Exercise task
What is needed is the run of lines from the one containing "Convert this chart to matplotlib code." through the one containing "plt.rcParams['font.family'] = ['Liberation", echoed exactly, with both ends kept and nothing added.

Recorded information
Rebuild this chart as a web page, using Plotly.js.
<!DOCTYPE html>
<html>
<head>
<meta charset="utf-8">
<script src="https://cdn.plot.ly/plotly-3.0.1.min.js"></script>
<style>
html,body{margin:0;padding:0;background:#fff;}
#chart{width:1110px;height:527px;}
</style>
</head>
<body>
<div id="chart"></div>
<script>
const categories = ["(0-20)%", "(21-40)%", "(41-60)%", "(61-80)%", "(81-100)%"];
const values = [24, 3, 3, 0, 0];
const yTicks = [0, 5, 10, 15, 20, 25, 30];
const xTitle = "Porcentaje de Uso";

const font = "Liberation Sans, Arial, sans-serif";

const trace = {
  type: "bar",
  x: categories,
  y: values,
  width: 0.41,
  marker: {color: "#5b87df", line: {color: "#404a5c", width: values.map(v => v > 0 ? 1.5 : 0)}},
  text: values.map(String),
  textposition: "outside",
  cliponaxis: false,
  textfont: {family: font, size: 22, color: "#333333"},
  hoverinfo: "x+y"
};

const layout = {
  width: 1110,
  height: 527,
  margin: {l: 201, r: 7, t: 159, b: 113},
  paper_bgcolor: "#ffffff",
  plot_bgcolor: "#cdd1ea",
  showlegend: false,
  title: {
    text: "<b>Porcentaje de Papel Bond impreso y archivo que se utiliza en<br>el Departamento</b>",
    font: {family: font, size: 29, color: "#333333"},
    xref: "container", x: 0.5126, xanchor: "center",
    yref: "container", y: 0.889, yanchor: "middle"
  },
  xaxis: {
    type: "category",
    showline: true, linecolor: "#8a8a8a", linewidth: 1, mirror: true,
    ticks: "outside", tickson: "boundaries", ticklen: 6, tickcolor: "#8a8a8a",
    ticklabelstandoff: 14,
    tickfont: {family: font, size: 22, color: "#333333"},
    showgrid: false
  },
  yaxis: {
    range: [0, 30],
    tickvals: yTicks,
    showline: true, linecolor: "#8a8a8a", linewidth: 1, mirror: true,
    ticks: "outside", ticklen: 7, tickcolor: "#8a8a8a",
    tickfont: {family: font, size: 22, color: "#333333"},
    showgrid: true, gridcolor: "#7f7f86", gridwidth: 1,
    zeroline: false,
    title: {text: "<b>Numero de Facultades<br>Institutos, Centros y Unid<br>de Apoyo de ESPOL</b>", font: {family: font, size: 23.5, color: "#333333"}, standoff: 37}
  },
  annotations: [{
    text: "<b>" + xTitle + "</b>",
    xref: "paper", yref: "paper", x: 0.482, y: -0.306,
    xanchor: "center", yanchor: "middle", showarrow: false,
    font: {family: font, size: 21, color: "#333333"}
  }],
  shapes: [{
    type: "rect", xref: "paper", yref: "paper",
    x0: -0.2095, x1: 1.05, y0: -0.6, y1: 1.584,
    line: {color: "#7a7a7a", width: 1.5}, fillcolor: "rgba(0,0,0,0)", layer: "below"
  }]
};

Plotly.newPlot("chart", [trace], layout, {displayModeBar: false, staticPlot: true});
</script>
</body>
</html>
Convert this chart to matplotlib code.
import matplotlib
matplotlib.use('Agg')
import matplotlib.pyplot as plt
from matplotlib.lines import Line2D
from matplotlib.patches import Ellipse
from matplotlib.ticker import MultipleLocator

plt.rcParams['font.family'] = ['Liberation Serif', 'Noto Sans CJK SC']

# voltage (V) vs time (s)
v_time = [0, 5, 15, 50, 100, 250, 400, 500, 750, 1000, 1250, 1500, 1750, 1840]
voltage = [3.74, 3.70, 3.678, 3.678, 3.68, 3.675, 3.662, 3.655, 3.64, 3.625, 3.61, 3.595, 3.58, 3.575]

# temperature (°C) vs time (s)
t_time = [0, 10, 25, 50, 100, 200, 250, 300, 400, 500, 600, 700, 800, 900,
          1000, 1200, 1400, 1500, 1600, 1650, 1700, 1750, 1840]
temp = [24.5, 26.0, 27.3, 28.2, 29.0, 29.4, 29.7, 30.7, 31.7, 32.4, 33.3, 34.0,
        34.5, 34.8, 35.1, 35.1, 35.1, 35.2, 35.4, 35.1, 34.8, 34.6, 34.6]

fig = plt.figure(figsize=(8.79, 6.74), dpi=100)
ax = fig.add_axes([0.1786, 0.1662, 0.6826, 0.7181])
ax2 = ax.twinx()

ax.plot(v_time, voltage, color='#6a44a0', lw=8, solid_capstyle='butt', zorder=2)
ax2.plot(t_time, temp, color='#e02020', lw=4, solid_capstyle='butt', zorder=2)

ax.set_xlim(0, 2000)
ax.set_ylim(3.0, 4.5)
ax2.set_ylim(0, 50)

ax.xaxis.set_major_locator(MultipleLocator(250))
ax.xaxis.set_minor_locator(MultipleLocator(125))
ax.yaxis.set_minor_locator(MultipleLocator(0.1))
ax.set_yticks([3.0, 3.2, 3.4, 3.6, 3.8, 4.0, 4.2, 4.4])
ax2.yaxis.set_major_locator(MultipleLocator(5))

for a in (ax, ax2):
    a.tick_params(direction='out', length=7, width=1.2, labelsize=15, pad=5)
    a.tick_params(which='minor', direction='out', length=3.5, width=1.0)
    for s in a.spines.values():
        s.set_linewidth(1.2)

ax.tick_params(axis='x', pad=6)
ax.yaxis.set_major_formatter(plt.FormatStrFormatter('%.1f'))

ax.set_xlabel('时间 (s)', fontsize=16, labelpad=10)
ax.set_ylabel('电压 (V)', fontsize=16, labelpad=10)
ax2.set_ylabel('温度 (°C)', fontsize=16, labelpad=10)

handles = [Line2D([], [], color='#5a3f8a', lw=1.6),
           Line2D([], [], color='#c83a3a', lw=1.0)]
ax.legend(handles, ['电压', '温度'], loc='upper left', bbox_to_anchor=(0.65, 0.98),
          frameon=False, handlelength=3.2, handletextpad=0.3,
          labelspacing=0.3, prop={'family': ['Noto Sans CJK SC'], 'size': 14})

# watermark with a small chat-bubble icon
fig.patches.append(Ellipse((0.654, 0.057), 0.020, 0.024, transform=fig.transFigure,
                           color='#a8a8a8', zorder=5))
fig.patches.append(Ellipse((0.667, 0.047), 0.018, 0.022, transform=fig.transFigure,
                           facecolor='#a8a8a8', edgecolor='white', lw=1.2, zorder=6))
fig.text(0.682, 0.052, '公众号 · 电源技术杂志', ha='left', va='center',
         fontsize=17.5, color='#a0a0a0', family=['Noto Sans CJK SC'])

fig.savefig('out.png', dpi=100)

Solution to this problem
Convert this chart to matplotlib code.
import matplotlib
matplotlib.use('Agg')
import matplotlib.pyplot as plt
from matplotlib.lines import Line2D
from matplotlib.patches import Ellipse
from matplotlib.ticker import MultipleLocator

plt.rcParams['font.family'] = ['Liberation Serif', 'Noto Sans CJK SC']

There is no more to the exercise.